Segundo uma sondagem realizada em 14 países europeus, Portugal incluído, para o grupo de reflexão Conselho Europeu para as Relações Externas (ECFR), os EUA de Trump são agora um “parceiro necessário” para a maioria (51%), quando em 2023 o sentimento generalizado era de que do outro lado do Atlântico estava um aliado e agora apenas 22% de europeus têm essa opinião. E este estudo de opinião foi levado a cabo antes da tomada de posse do homem de negócios. Que, entretanto, ameaçou a soberania dos aliados Dinamarca e Canadá: aos europeus querendo tomar a Gronelândia, aos vizinhos do norte ao sugerir a sua anexação como o 51.º Estado. Ao mesmo tempo que a sua Administração garante que não terá tropas na Ucrânia, diz ter a intenção de retomar o Canal do Panamá ou de tomar a Faixa de Gaza.

Abordagens coercivas para tentar extrair concessões? Sem dúvida.
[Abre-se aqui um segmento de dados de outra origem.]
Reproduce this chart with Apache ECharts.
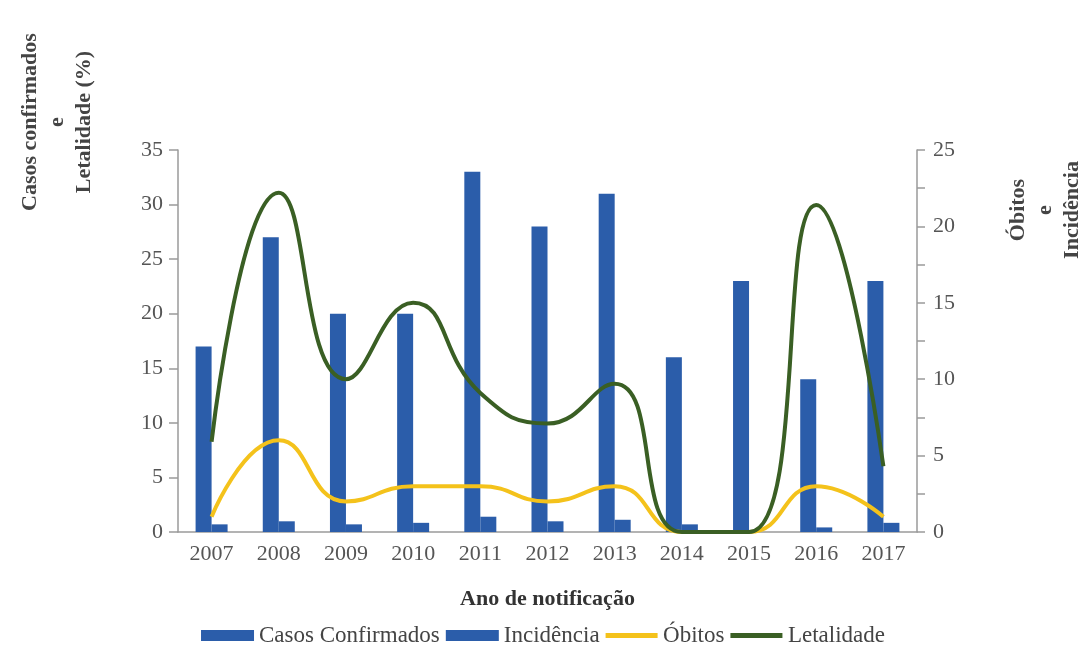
<!DOCTYPE html>
<html>
<head>
<meta charset="utf-8">
<script src="https://cdn.jsdelivr.net/npm/echarts@6/dist/echarts.min.js"></script>
<style>
html,body{margin:0;padding:0;background:#fff;}
#chart{width:1086px;height:649px;}
</style>
</head>
<body>
<div id="chart"></div>
<script>
const years = ['2007','2008','2009','2010','2011','2012','2013','2014','2015','2016','2017'];
const casosConfirmados = [17, 27, 20, 20, 33, 28, 31, 16, 23, 14, 23];
const incidencia = [0.5, 0.7, 0.5, 0.6, 1.0, 0.7, 0.8, 0.5, 0, 0.3, 0.6];
const obitos = [1, 6, 2, 3, 3, 2, 3, 0, 0, 3, 1];
const letalidade = [5.9, 22.2, 10.0, 15.0, 9.1, 7.1, 9.7, 0, 0, 21.4, 4.3];
const leftTicks = { min: 0, max: 35, interval: 5 };
const rightTicks = { min: 0, max: 25, interval: 5 };

const BLUE = '#2B5DAA';
const YELLOW = '#F4C21B';
const GREEN = '#3A5F24';
const AXIS = '#9a9a9a';
const LABEL = '#555555';
const SERIF = '"Liberation Serif", "DejaVu Serif", serif';
const THIN_BAR = 'path://M0,0L0.01,0M0,3L52,3L52,8L0,8ZM52,11L51.99,11';

const chart = echarts.init(document.getElementById('chart'));
chart.setOption({
  backgroundColor: '#ffffff',
  animation: false,
  textStyle: { fontFamily: SERIF },
  grid: { left: 178, right: 169, top: 150, bottom: 117, containLabel: false },
  legend: {
    bottom: -3,
    left: 'center',
    itemGap: 6,
    itemWidth: 53,
    itemHeight: 11,
    textStyle: { fontFamily: SERIF, fontSize: 23, color: '#444' },
    data: [
      { name: 'Casos Confirmados', icon: 'rect' },
      { name: 'Incidência', icon: 'rect' },
      { name: 'Óbitos', icon: THIN_BAR },
      { name: 'Letalidade', icon: THIN_BAR }
    ]
  },
  xAxis: {
    type: 'category',
    data: years,
    boundaryGap: true,
    name: 'Ano de notificação',
    nameLocation: 'middle',
    nameGap: 56,
    nameTextStyle: { fontFamily: SERIF, fontSize: 22, fontWeight: 'bold', color: '#333' },
    axisLine: { lineStyle: { color: AXIS, width: 1.5 } },
    axisTick: { show: false },
    axisLabel: { fontFamily: SERIF, fontSize: 22, color: LABEL, margin: 11 }
  },
  yAxis: [
    {
      type: 'value',
      min: leftTicks.min, max: leftTicks.max, interval: leftTicks.interval,
      position: 'left',
      axisLine: { show: true, lineStyle: { color: AXIS, width: 1.5 } },
      axisTick: { show: true, length: 9, lineStyle: { color: AXIS, width: 1.5 } },
      axisLabel: { fontFamily: SERIF, fontSize: 22, color: LABEL, margin: 15 },
      splitLine: { show: false }
    },
    {
      type: 'value',
      min: rightTicks.min, max: rightTicks.max, interval: rightTicks.interval,
      position: 'right',
      axisLine: { show: true, lineStyle: { color: AXIS, width: 1.5 } },
      axisTick: { show: true, length: 8, lineStyle: { color: AXIS, width: 1.5 } },
      minorTick: { show: true, splitNumber: 2, length: 8, lineStyle: { color: AXIS, width: 1.5 } },
      axisLabel: { fontFamily: SERIF, fontSize: 22, color: LABEL, margin: 16 },
      splitLine: { show: false },
      minorSplitLine: { show: false }
    }
  ],
  series: [
    {
      name: 'Casos Confirmados', type: 'bar', yAxisIndex: 0,
      data: casosConfirmados, barWidth: 16, barGap: '0%',
      itemStyle: { color: BLUE }
    },
    {
      name: 'Incidência', type: 'bar', yAxisIndex: 1,
      data: incidencia, barWidth: 16, barGap: '0%',
      itemStyle: { color: BLUE }
    },
    {
      name: 'Óbitos', type: 'line', yAxisIndex: 1,
      data: obitos, smooth: 0.5, symbol: 'none',
      lineStyle: { color: YELLOW, width: 4 },
      itemStyle: { color: YELLOW },
      z: 3
    },
    {
      name: 'Letalidade', type: 'line', yAxisIndex: 1,
      data: letalidade, smooth: 0.5, symbol: 'none',
      lineStyle: { color: GREEN, width: 4 },
      itemStyle: { color: GREEN },
      z: 3
    }
  ],
  graphic: [
    {
      type: 'text', x: 57, y: 122, rotation: Math.PI / 2,
      style: {
        text: 'Casos confirmados\ne\nLetalidade (%)',
        font: 'bold 22px ' + SERIF, fill: '#444',
        align: 'center', verticalAlign: 'middle', lineHeight: 27
      }
    },
    {
      type: 'text', x: 1045, y: 210, rotation: Math.PI / 2,
      style: {
        text: 'Óbitos\ne\nIncidência',
        font: 'bold 22px ' + SERIF, fill: '#444',
        align: 'center', verticalAlign: 'middle', lineHeight: 27
      }
    }
  ]
});
</script>
</body>
</html>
Veja-se, no caso do México e do Canadá: ao fazer tábua rasa do acordo de comércio por si assinado em 2018 com os países vizinhos, impôs taxas aduaneiras para receber, no espaço de dias, a promessa de ações de reforço da segurança das fronteiras, combate à imigração ilegal e ao tráfico de fentanilo.

No entanto, ao trocar a frágil ordem internacional baseada em regras, a cooperação económica e o soft power por táticas de negociação agressivas para fechar acordos transacionais favoráveis, o método de Trump é arriscado, uma vez que, ao não distinguir aliados de concorrentes, de rivais ou de potenciais inimigos, aumenta as probabilidades de conflitualidade e de, em consequência, se isolar na cena internacional.

Isto enquanto em termos geopolíticos dá mostras de querer reafirmar-se no seu continente. “Embora Washington já não procure a unipolaridade global, apesar das suas aspirações no Indo-Pacífico, provavelmente pretenderá reposicionar-se como a única potência hegemónica regional no Continente Americano”, escreveu o analista José Miguel Alonso-Trabanco.

Por fim, recorde-se que as premissas para a invasão do Iraque - a Administração de George W. Bush acusou o regime de ter armas de destruição maciça e, como tal, de pertencer ao chamado “eixo do mal”- se revelaram falsas e as consequências foram negativas para o país e para a região e mais além, bastando referir que o Estado Islâmico encontrou num país devastado as condições ideais para florescer.